I admit I was slightly worried about the solo, as I always was when we needed something great from someone. Callum and Bob came back into the room looking focused, towing Jimmy who was smiling his usual happy-go-lucky smile. We were ready for him, but was he ready to bring it home?

As Jimmy strapped on his Gibson, Callum and Bob took their positions on either side of him. I tried not to look, not wanting to jinx his performance.

“Okay buddy, you can do it. Make it dirty.” Bob said. “Send it, man, frickin’ send it,” Callum said.

Then together, in somewhat of a football cheer, they chanted in unison. “JIM-MY!”

I hit the button and inside our headphones music started to roll. Glancing quickly to the side I made sure he was hearing it and then reduced my movements to a minimum. Jimmy was hunkered over his instrument, body swaying in time. I listened intently as the vocal cried out its final chorus and faded away. The window into the solo section was about to open.
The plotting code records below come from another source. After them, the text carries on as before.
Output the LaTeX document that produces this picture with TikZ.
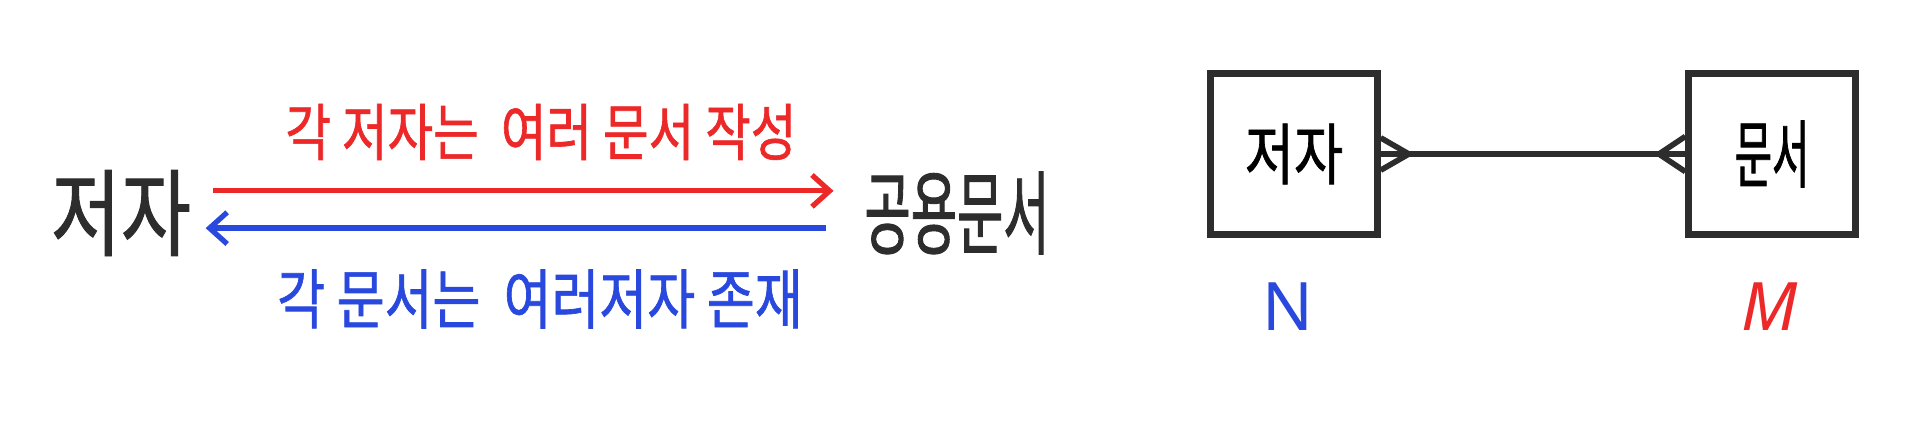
\documentclass[tikz,border=0pt]{standalone}
\usepackage{fontspec}
\usepackage{tikz}
\usetikzlibrary{arrows.meta}
\newfontfamily\kr[FakeStretch=0.8, FakeBold=1]{Noto Sans CJK KR}
\newfontfamily\krserre[FakeStretch=0.55, FakeBold=1]{Noto Sans CJK KR}
\newfontfamily\lat{Noto Sans}
\definecolor{rouge}{RGB}{236,40,40}
\definecolor{bleu}{RGB}{40,72,222}
\definecolor{crayon}{RGB}{45,45,45}

\begin{document}
\begin{tikzpicture}[x=0.01cm, y=-0.01cm]
\tikzset{mot/.style={inner sep=2pt, text=crayon},
  fleche/.style={line width=1.5pt, -{Straight Barb[length=5pt, width=9pt, line width=1.5pt]}},
  boite/.style={draw=crayon, line width=1.8pt, minimum width=1.67cm, minimum height=1.61cm, inner sep=0pt},
  patte/.style={draw=crayon, line width=1.6pt}}
\useasboundingbox (0,0) rectangle (1911,423);
% relation a gauche
\node[mot, font=\kr\fontsize{27}{27}\selectfont] (A) at (121,213) {저자};
\node[mot, font=\krserre\fontsize{26}{26}\selectfont] (D) at (957,213) {공용문서};
\node[mot, text=rouge, font=\kr\fontsize{17.6}{17.6}\selectfont] (R) at (541,132) {각 저자는\ \ 여러 문서 작성};
\node[mot, text=bleu, font=\kr\fontsize{18.5}{18.5}\selectfont] (B) at (540,299) {각 문서는\ \ 여러저자 존재};
\draw[fleche, rouge, shorten <=4pt, shorten >=6.6pt] ([yshift=6.3pt]A.east) -- ([yshift=6.3pt]D.west);
\draw[fleche, bleu, shorten <=8.7pt, shorten >=2pt] ([yshift=-4.3pt]D.west) -- ([yshift=-4.3pt]A.east);
% modele E-R
\node[boite, font=\kr\fontsize{19}{19}\selectfont] (E1) at (1294,154) {저자};
\node[boite, font=\krserre\fontsize{21}{21}\selectfont] (E2) at (1772,154) {문서};
\draw[patte] (E1.east) -- (E2.west);
\draw[patte] ([yshift=4.6pt]E1.east) -- ([xshift=8pt]E1.east) -- ([yshift=-4.6pt]E1.east);
\draw[patte] ([yshift=5pt]E2.west) -- ([xshift=-7.5pt]E2.west) -- ([yshift=-5pt]E2.west);
\node[text=bleu, font=\lat\fontsize{19}{19}\selectfont] (N) at (1288,307) {N};
\node[text=rouge, font=\lat\itshape\fontsize{19}{19}\selectfont] (M) at (1770,307) {M};
\end{tikzpicture}
\end{document}
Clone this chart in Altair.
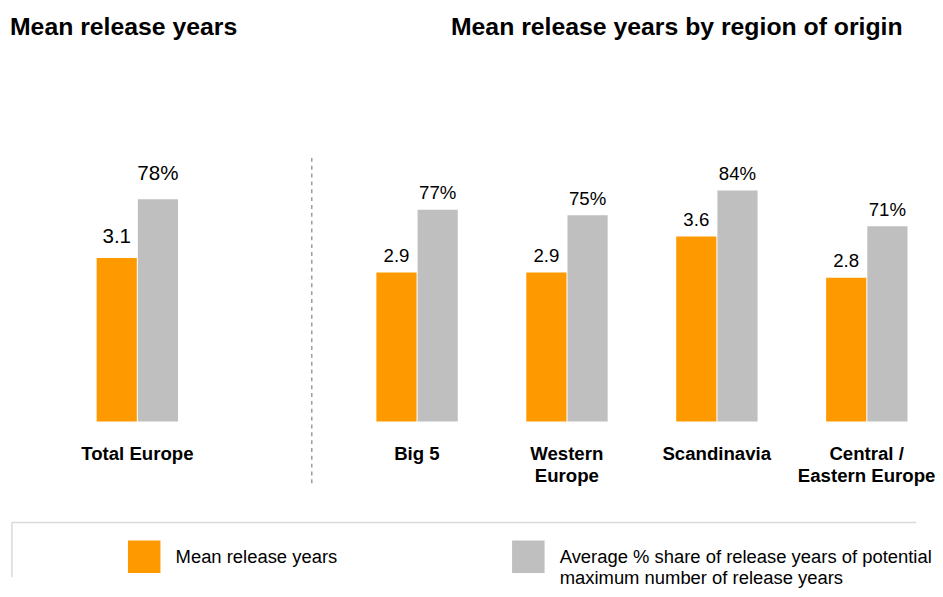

His notes began conservatively, measured and clean. The melody started to appear, blooming on my computer screen in waves of bright color as Pro Tools made visible what our ears were hearing. Jimmy’s feet shuffled one, then the other past the legs of the drum kit in a slow dance of concentration. The confined area of the studio necessitated his having to walk on top of cables and dodge unused equipment boxes and stands, but he was in “the zone” now unaware of danger, moving like a somnambulist toward some mysterious enticement. He turned his back to us, headphones slipping so far forward they practically obscured his face; simultaneously our headphones filled with an awe-inspiring sequence of improvised creation. I stole a glance to my left, throwing a quick thumbs up to the others, stifling my urge to yell. There was a collective nodding of heads, and mouthing of the word : “YES”.

But where was he going? The fluid power of the solo did not waver as Jimmy continued to move farther west across the studio floor. In a moment he would crash into the wall – were his eyes open?

A flash of consternation suddenly wiped away any smugness I might have had about the song being in the bag. Where the hell was he going? In the heat of his brilliance Jimmy’s grunts were audible - it was clear he was doing some heavy lifting, aiming for that finish line with all he had. Then abruptly his movements stopped - squarely in front of the bathroom door. He was still playing his heart out but now there was clearly an object to his communication. He was so far into “the zone” he was making the ultimate connection, an other worldly communion only fully understood by a rarified few. Yes, I could see it now: he was merging with his amp.

It was hard not to feel superfluous now. If I had wanted to take any credit for helping bring Jimmy to this jumping off point, I was humbled. Only a new, six-panel pine door stood between Jimmy and his other half there next to the drier, and he was gone, leaving us behind to sweep up after him with a dime store broom. The upside was that a delicious dinner would be waiting for us, rewarding us for his work. If we could pry him out of the headphones and bring him down from his higher state of enlightenment, there might even be dessert. I was hungry for something as deeply nourishing and it appeared that Lena’s cooking would be my next best option.